Iran is turning the internet into a privilege

After two months offline, Morteza finally managed to reconnect for a few minutes and send a message to a group of old friends.
“Hi guys, do you know any VPN that actually works?” he wrote. “I’m locked out of my hearing-aid account. I can’t update it.”
The message captured something many Iranians have been trying to explain for months: the country’s internet crisis is no longer just about Instagram, Telegram or access to foreign news websites. The internet has become woven into nearly every aspect of daily life: from work and banking to transportation, education and healthcare.
Iran’s latest shutdown, which began on February 28 and continues in various forms, has become one of the longest nationwide internet disruptions in the world.
Even global tech companies have begun to feel its effects. Meta, the owner of WhatsApp, Facebook and Instagram, recently reported that the average daily users of its apps fell from 3.58 billion to 3.56 billion in the first quarter of the year, partly because of internet disruptions in Iran.
The decline was small by Meta standards but striking nonetheless: Iran’s blackout had become large enough to leave visible marks on the usage charts of some of the world’s biggest technology platforms.
The whitelist
During wars, outages caused by attacks on infrastructure are not unusual. But in Iran’s case, the authorities themselves ordered and implemented the restrictions while simultaneously insisting that no real “internet shutdown” had occurred.

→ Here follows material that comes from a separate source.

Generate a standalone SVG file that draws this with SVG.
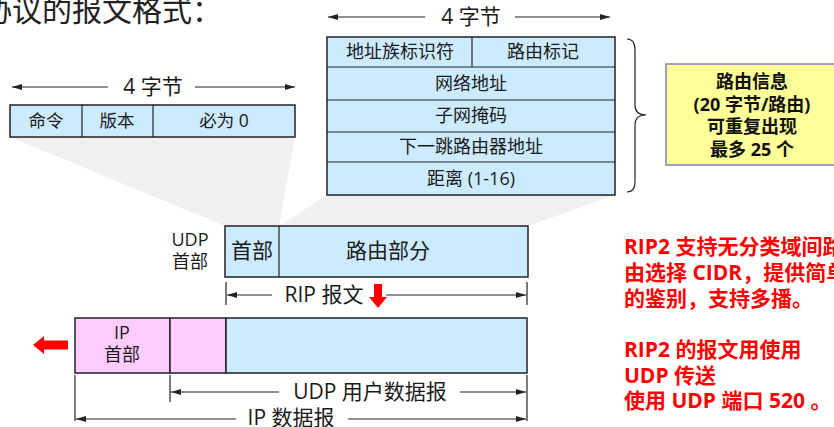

Officials instead describe the measures as restrictions on “foreign platforms” imposed because of wartime conditions.
Rasool Jalili, a member of Iran’s Supreme Council of Cyberspace, argued that when foreign media speak about an internet shutdown, they really mean access to Instagram and Telegram. He went further, placing those platforms in the same category as American fighter jets and missiles.
The comparison reflects a broader shift in how parts of the Iranian establishment increasingly view the internet: not as infrastructure, but as a threat to governance and security.
The same argument is often echoed abroad by commentators close to the government. Mohammad Marandi, for example, argued in response to an Al Jazeera report that because some domestic applications and services remained functional, describing the situation as an “internet blackout” was misleading.
Technically, internet filtering usually means blocking specific websites or services from a global network—a system based on blacklists.
But what Iran is now moving toward goes further than blocking Instagram, X or Telegram. Increasingly, access itself is being reorganized around approved users and approved services through a system marketed as “Internet Pro.”
Internet as privilege
The idea emerged publicly after the ceasefire alongside official talk of domestic governance of foreign platforms.
The government presented the plan—reportedly approved by Iran’s Supreme National Security Council—as a temporary measure designed to reduce pressure on businesses during wartime.
In practice, it creates different layers of internet access based on profession, identity and official approval.
A doctor’s package may allow access to YouTube while keeping Instagram blocked. A businessman’s package may permit Instagram but not other services. The result is a more formalized version of what critics inside Iran have long described as “class-based internet.”
The prolonged restrictions have inflicted severe damage on businesses already weakened by inflation and war. But they have also created new economic opportunities.
Pursuit of workarounds
VPNs sold in Iran vary widely. Some are commercial products, others are homemade “configurations” that function only through specific servers and routes, while some reportedly rely indirectly on systems such as Starlink.
For users, however, they all mean the same thing: paying increasingly large sums for fragments of connection to the outside world.
Reports suggest VPN prices have multiplied several times since the beginning of the war, though free anti-censorship tools developed by independent developers occasionally disrupt the market and drive prices down.
But here is the contradiction: if unrestricted internet access is truly considered a security threat, why does that same access become available to approved groups through money, permits or connections?
Independent investigative journalist Yashar Soltani has argued that the “Internet Pro” system is tied partly to the financial interests of major telecom operators and networks linked to powerful state institutions.
Whether or not all aspects of those claims withstand scrutiny, one reality is already visible inside Iran: alongside the shutdown itself, a market has emerged for selling different levels of digital access.
The result is a growing divide between those who remain connected and those effectively cut off from the outside world.
At the same time as restricting access to the global internet, the Islamic Republic has increasingly redefined connectivity not as a public right but as a controlled privilege—one that can be priced, restricted and distributed according to political and economic priorities.
In Iran today, internet access is becoming not just a tool of communication, but a commodity and an instrument of control.